My hand painted glass ornaments are an increasingly popular part of the Phylogeny Art brand.
My line of ornaments is steadily growing - I add 3-4 new designs every year and plan to continue that pace for years to come.
They make great gifts to give or send individually, or they make incredible unique favors for large formal events.
I wanted to share more about the story behind my ornaments, how I design them, and how those designs go from ideas floating around in my mind to delicate works of art.
And to learn more about the ornament that I'm painting in these photos, head over to the White Birch Ornament page.
My background in painting ornaments started when I was little. As a little girl, every week Gram had a new project for me after family dinner. She would cover up her fancy dining table with an old cloth and we would get to work.

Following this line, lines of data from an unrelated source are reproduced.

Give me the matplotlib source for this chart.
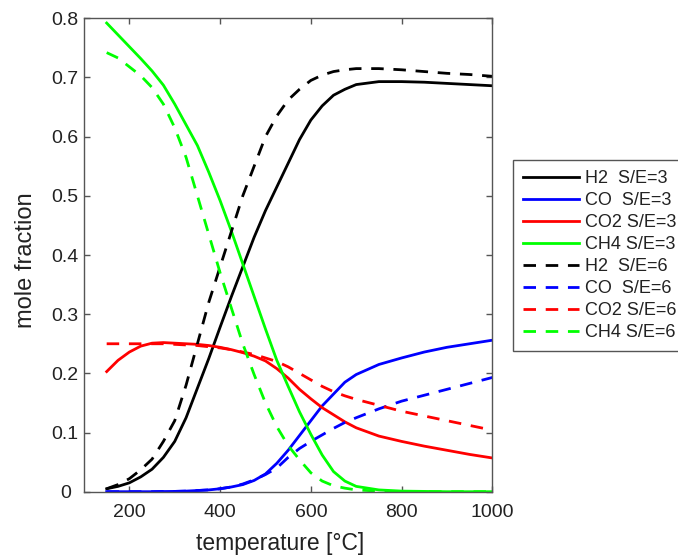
import numpy as np
import matplotlib
matplotlib.use("Agg")
import matplotlib.pyplot as plt

plt.rcParams['font.family'] = ['Liberation Sans', 'DejaVu Sans']

# temperature grid [C]
temperature = [150, 175, 200, 225, 250, 275, 300, 325, 350, 375, 400, 425, 450, 475,
               500, 525, 550, 575, 600, 625, 650, 675, 700, 750, 800, 850, 900, 950, 1000]

# equilibrium mole fractions, steam/ethanol = 3
h2_se3 = [0.005, 0.009, 0.015, 0.025, 0.038, 0.058, 0.085, 0.125, 0.175, 0.225, 0.278, 0.33,
          0.38, 0.43, 0.475, 0.515, 0.555, 0.595, 0.628, 0.652, 0.67, 0.68, 0.688, 0.693,
          0.693, 0.692, 0.69, 0.688, 0.686]
co_se3 = [0, 0, 0, 0, 0, 0.0003, 0.0005, 0.001, 0.002, 0.003, 0.005, 0.008, 0.012, 0.019,
          0.03, 0.048, 0.07, 0.095, 0.12, 0.145, 0.165, 0.185, 0.198, 0.215, 0.226, 0.236,
          0.244, 0.25, 0.256]
co2_se3 = [0.203, 0.222, 0.236, 0.246, 0.251, 0.252, 0.251, 0.25, 0.249, 0.247, 0.244, 0.24,
           0.235, 0.229, 0.221, 0.208, 0.192, 0.173, 0.157, 0.142, 0.13, 0.118, 0.108, 0.094,
           0.085, 0.077, 0.07, 0.063, 0.057]
ch4_se3 = [0.792, 0.772, 0.752, 0.732, 0.711, 0.687, 0.655, 0.62, 0.585, 0.54, 0.492, 0.44,
           0.385, 0.33, 0.275, 0.222, 0.178, 0.135, 0.097, 0.062, 0.034, 0.018, 0.009, 0.003,
           0.001, 0.0005, 0, 0, 0]

# equilibrium mole fractions, steam/ethanol = 6
h2_se6 = [0.005, 0.012, 0.022, 0.037, 0.055, 0.085, 0.12, 0.18, 0.25, 0.32, 0.38, 0.44,
          0.5, 0.55, 0.6, 0.635, 0.662, 0.68, 0.695, 0.704, 0.71, 0.713, 0.715, 0.715,
          0.713, 0.71, 0.707, 0.705, 0.702]
co_se6 = [0, 0, 0, 0, 0, 0.0003, 0.0005, 0.001, 0.002, 0.003, 0.005, 0.008, 0.013, 0.02,
          0.029, 0.04, 0.058, 0.073, 0.085, 0.096, 0.107, 0.117, 0.125, 0.14, 0.153, 0.163,
          0.173, 0.183, 0.193]
co2_se6 = [0.25, 0.25, 0.25, 0.25, 0.25, 0.25, 0.249, 0.248, 0.247, 0.245, 0.243, 0.24,
           0.236, 0.232, 0.226, 0.22, 0.211, 0.2, 0.189, 0.178, 0.169, 0.162, 0.156, 0.146,
           0.136, 0.128, 0.12, 0.112, 0.104]
ch4_se6 = [0.742, 0.733, 0.718, 0.703, 0.683, 0.655, 0.615, 0.565, 0.5, 0.435, 0.37, 0.31,
           0.25, 0.198, 0.15, 0.11, 0.078, 0.054, 0.032, 0.018, 0.01, 0.006, 0.003, 0.001,
           0, 0, 0, 0, 0]

labels = ['H2  S/E=3', 'CO  S/E=3', 'CO2 S/E=3', 'CH4 S/E=3',
          'H2  S/E=6', 'CO  S/E=6', 'CO2 S/E=6', 'CH4 S/E=6']
colors = ['black', 'blue', 'red', '#00ff00']

fig = plt.figure(figsize=(6.78, 5.55), dpi=100)
ax = fig.add_axes([84 / 678, 63.3 / 555, 408.3 / 678, 473.4 / 555])

T = np.array(temperature)
for series, c, lab in zip([h2_se3, co_se3, co2_se3, ch4_se3], colors, labels[:4]):
    ax.plot(T, series, color=c, lw=2.0, label=lab)
for series, c, lab in zip([h2_se6, co_se6, co2_se6, ch4_se6], colors, labels[4:]):
    ax.plot(T, series, color=c, lw=2.0, ls=(0, (4.5, 3.5)), label=lab)

ax.set_xlim(100, 1000)
ax.set_ylim(0, 0.8)
ax.set_xticks([200, 400, 600, 800, 1000])
ax.set_yticks(np.arange(0, 0.81, 0.1))
ax.set_yticklabels(['0', '0.1', '0.2', '0.3', '0.4', '0.5', '0.6', '0.7', '0.8'])

spine_col = '#555555'
for s in ax.spines.values():
    s.set_color(spine_col)
    s.set_linewidth(1.0)
ax.tick_params(direction='in', length=4, width=1.0, color=spine_col,
               top=True, right=True, labelsize=14, labelcolor='#222222')
ax.tick_params(axis='x', pad=9)
ax.tick_params(axis='y', pad=13.5)
for lab in ax.get_yticklabels():
    lab.set_horizontalalignment('center')

ax.set_xlabel('temperature [°C]', fontsize=16.5, color='#222222')
ax.xaxis.set_label_coords(0.48, -0.085)
ax.set_ylabel('mole fraction', fontsize=17, color='#222222')
ax.yaxis.set_label_coords(-0.115, 0.489)

leg = ax.legend(loc='upper left', bbox_to_anchor=(513 / 678, 395 / 555),
                bbox_transform=fig.transFigure, borderaxespad=0, fontsize=13,
                handlelength=3.1, handletextpad=0.35, labelspacing=0.28,
                borderpad=0.55, fancybox=False, framealpha=1)
leg.get_frame().set_edgecolor(spine_col)
leg.get_frame().set_linewidth(1.0)
for t in leg.get_texts():
    t.set_color('#222222')

fig.savefig('out.png', dpi=100)
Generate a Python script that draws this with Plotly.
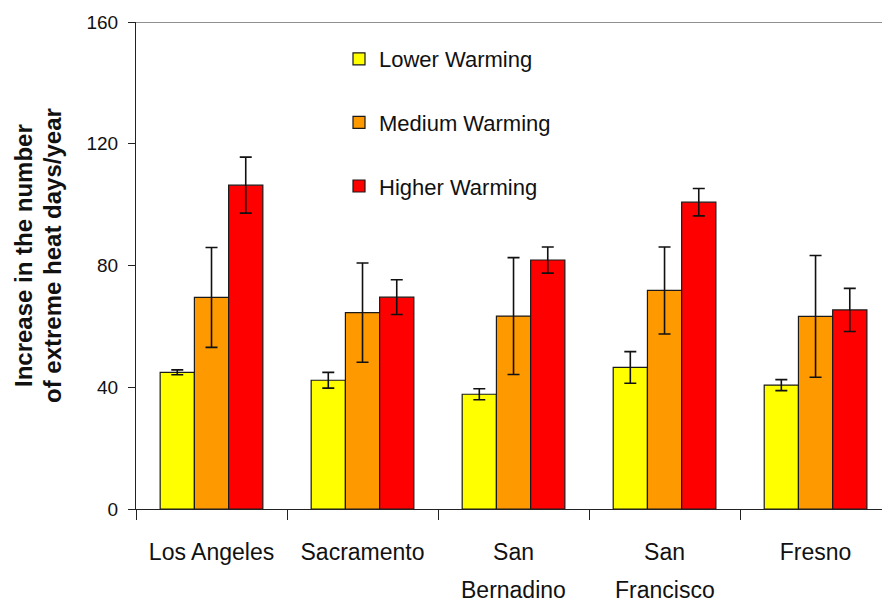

With Christmas approaching each year, Gram had a new ornament design to try. Some were stitched, others beaded. But painted ornaments were my favorite. They turned into miniature works of art. They were nothing like what I paint today - those aged glass balls with their trains and snowmen and trees - they're priceless.
I started painting ornaments again after Gram passed away, first as Christmas gifts for family members in memory of her. The business grew from there.
Since then, each and every ornament I've painted that has become a part of new holiday traditions in a new holiday home has reminded me of Gram. She would have loved to see this. Actually, she wouldn't have believed me - she would have called me "trouble"!
Many of my designs could be described as epiphanies. Sometimes they come to me while I'm driving, other times I'll wake up thinking about a new design. But I never write them down immediately (especially when I'm driving!)
I mull them over for a while, working out the intricate details in my mind for a few days until I've fully developed the design that I'm willing to sketch the design into my notebook.
My thought process pays extra attention to adding special details to each new design. I feel like those finishing touches make all the difference in making my ornaments special additions to holiday traditions. Some of my favorite details are that my tiny cardinals are surrounded by delicately falling snowflakes; a small crystal is added as the North Star shining in the night sky.
Once I've worked the details out in my mind and sketched it out in my notebook, I start painting the prototype. I get a sense early on as to whether it's going to be a hit or not.
During the prototype stage, I find that some designs still need real-life adjustment before I want them to be released into the world. Some of my designs only get released in small quantities to local events to get feedback and see how well the audience receives the design. Others have been picked up by large media outlets - for which I'm incredibly proud and thankful!
If you want to learn more about the ornament I'm painting here, head over to the White Birch Ornament page.
Each of my ornaments is personally hand painted by myself. They're my own miniature works of art, and I take pride in each and every one.
Most of the glass ball ornaments I use are smaller than the size of a standard baseball. As you might imagine, or as you may have experienced if you tried your hand at a Pinterest project, painting on a glass ball has its challenges! They're slippery and fragile. Yes - I have broken them occasionally (and it's usually right at the very end when I'm adding the finishing touches).
Customers who stop by to shop at my local shows have sometimes had a chance to watch me paint on my ornaments in person, and many of them have asked how I manage to paint such fine detail.
The answer has a few levels. First, my natural tendency is to slow down my breathing when I paint. That's true of any of my paintings, but it's particularly helpful when I'm painting the details of tiny tree branches or feathering details on my bird ornaments.
Second, the paints I use are Martha Stewart multi-surface paints that cure over 21 days. Those paints are a thick texture, so I thin them down to get an ink-like texture.
Third, I use the smallest brushes I can find. Combined with the thinned paint and my controlled breathing allow me to paint the details you see.
Oh, and those snowflakes falling from the sky? Those are a fun trick! Nope, not a brush. Do you remember puffy paints from painting on fabric and shirts back in the 90's? Well, it's not those - but it's one of those bottles. I tried using fine adaptor tips for paint bottles, but the bottles themselves were just too bulky. I found that if I emptied a bottle of fabric paint, and filled it with thick acrylic paint, it was the perfect size for applying the tiny snowflakes. I can use matte white or pearl depending on the effect I want to get.